Global Minimum Tax and International Compliance
Thailand has implemented a 15% global minimum tax targeting large multinational enterprises.
While this mainly affects large corporations, SMEs should still be aware because:
- It signals alignment with international tax standards (OECD)
- It may influence future tax policy and reporting requirements
New Rules Affecting Foreign Income and Cross-Border Activities
Since 2024, Thailand taxes foreign-sourced income when remitted into Thailand, regardless of when it was earned.
Implication for SMEs:
- Businesses with overseas income or shareholders must carefully plan fund transfers
- Improper structuring may lead to unexpected tax liabilities
Emerging Policies Supporting Local SMEs
Recent policy directions include:
- Import duty on low-value goods to protect local SMEs
- Increased scrutiny of e-commerce and digital platforms
Takeaway: The government is actively supporting domestic businesses—but expects higher compliance standards in return.

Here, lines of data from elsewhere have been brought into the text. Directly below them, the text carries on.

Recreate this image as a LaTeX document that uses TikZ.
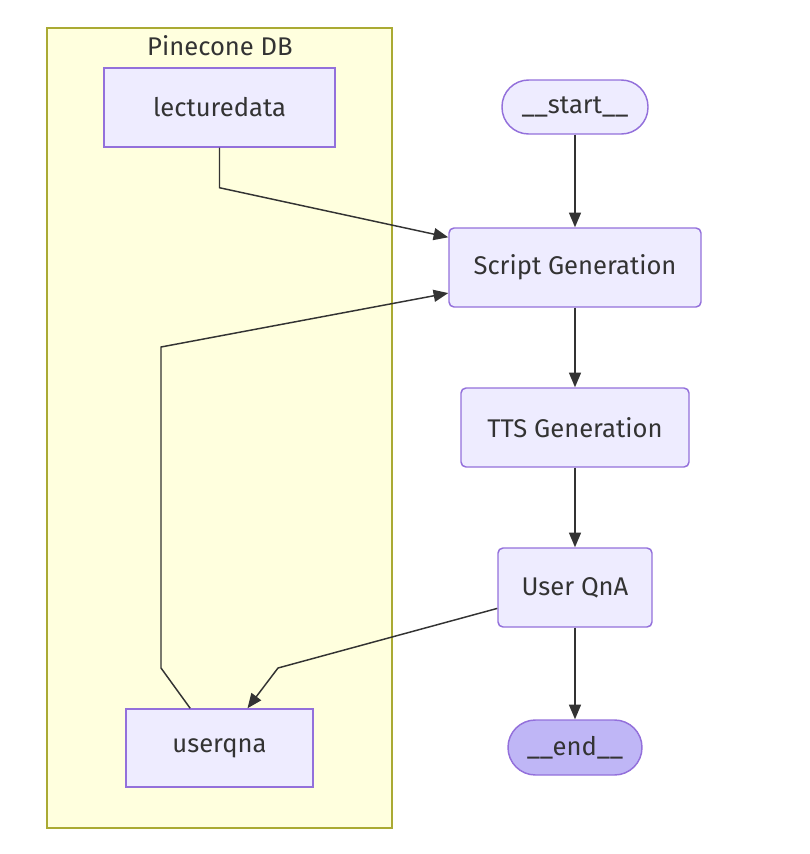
\documentclass[tikz,border=0pt]{standalone}
\usepackage{fontspec}
\setmainfont{Fira Sans}
\usepackage{tikz}
\usetikzlibrary{positioning,arrows.meta,calc}
\definecolor{nodefill}{RGB}{238,236,255}
\definecolor{nodeline}{RGB}{147,112,219}
\definecolor{endfill}{RGB}{191,182,246}
\definecolor{clusterfill}{RGB}{255,255,222}
\definecolor{clusterline}{RGB}{170,170,51}
\definecolor{edgeline}{RGB}{51,51,51}
\definecolor{labeltext}{RGB}{51,51,51}

\tikzset{
  box/.style={rectangle,draw=nodeline,fill=nodefill,line width=1.1pt,
              text=labeltext,inner sep=0pt,minimum height=59.25pt},
  roundbox/.style={box,rounded corners=3.75pt},
  pill/.style={box,rounded corners=20pt,minimum height=40.5pt},
  flow/.style={draw=edgeline,line width=1.1pt,
               -{Triangle[length=11pt,width=9pt]}},
  link/.style={draw=edgeline,line width=1.1pt}
}

\begin{document}
\begin{tikzpicture}[x=0.75pt,y=-0.75pt,font=\fontsize{19.2}{23}\selectfont]
\useasboundingbox (0,0) rectangle (810,854);

% subgraph
\draw[fill=clusterfill,draw=clusterline,line width=1.1pt] (47,28) rectangle (392,828);
\node[text=labeltext] (dbtitle) at (220,46) {Pinecone DB};

% nodes
\node[box,minimum width=173.25pt] (lecturedata) at (219.5,107.5) {lecturedata};
\node[box,minimum width=140.25pt,minimum height=58.5pt] (userqna) at (219.5,748) {userqna};
\node[pill,minimum width=109.5pt] (start) at (575,107) {\_\_start\_\_};
\node[roundbox,minimum width=189pt] (script) at (575,267.5) {Script Generation};
\node[roundbox,minimum width=171pt] (tts) at (575,427.5) {TTS Generation};
\node[roundbox,minimum width=115.5pt] (qna) at (575,587.5) {User QnA};
\node[pill,fill=endfill,minimum width=100.5pt,minimum height=41.25pt,
      rounded corners=20.6pt] (stop) at (575,747.5) {\_\_end\_\_};

% edges
\draw[flow] (start) -- (script);
\draw[flow] (script) -- (tts);
\draw[flow] (tts) -- (qna);
\draw[flow] (qna) -- (stop);

\draw[flow] (lecturedata.south) -- ++(0,40) -- ([yshift=-7.5pt]script.north west);
\draw[flow] ([xshift=-22pt]userqna.north) -- (161,668) -- (161,347)
  -- ([yshift=11pt]script.south west);
\draw[flow] ([yshift=14.5pt]qna.south west) -- (278,668)
  -- ([xshift=21pt]userqna.north);
\end{tikzpicture}
\end{document}
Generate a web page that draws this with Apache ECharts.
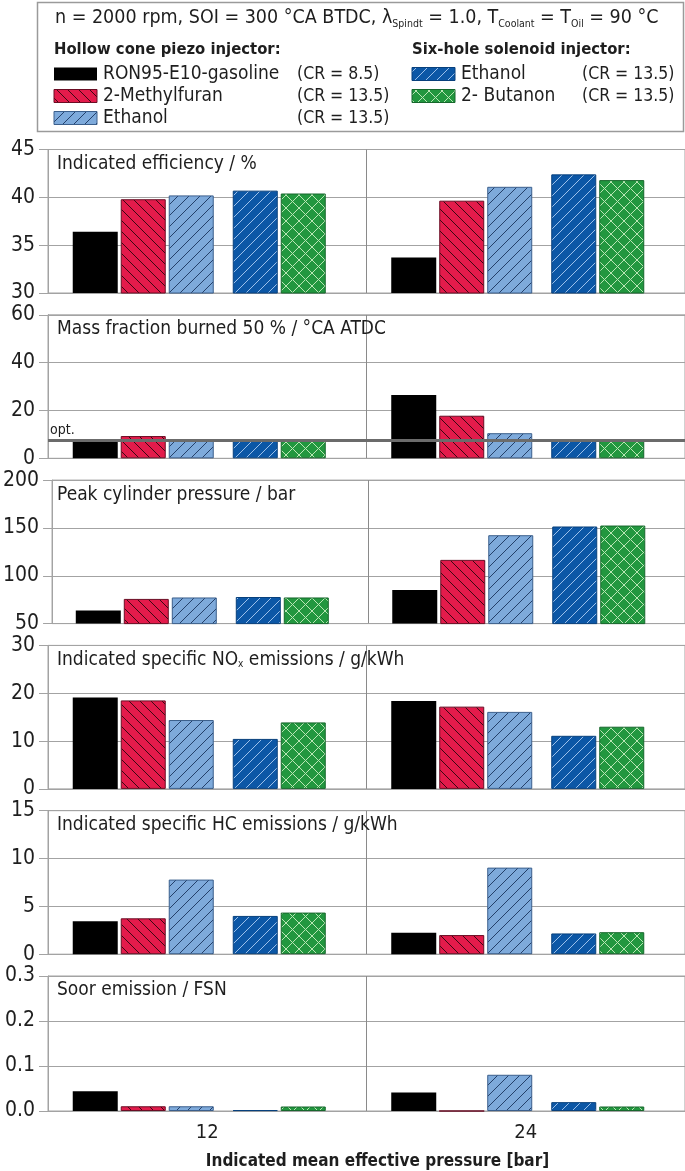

Rising Audit Risk and Data Transparency
Authorities are increasingly relying on:
- Digital records
- Cross-border financial data
- Risk-based audit systems
What This Means:
- Inconsistencies in accounting records are more easily detected
- Late filings or incorrect tax treatment are more likely to trigger audits
Conclusion: Turning Compliance into Opportunity
Thailand’s 2026 tax and legal environment is not just about stricter rules—it’s about transformation.
For SMEs, success lies in:
- Proactive compliance rather than reactive fixes
- Leveraging tax incentives, especially digital investment benefits
- Adopting technology-driven accounting systems
- Seeking professional advisory support
By staying informed and adapting early, SMEs can not only remain compliant but also gain a competitive advantage in an increasingly regulated and digital economy.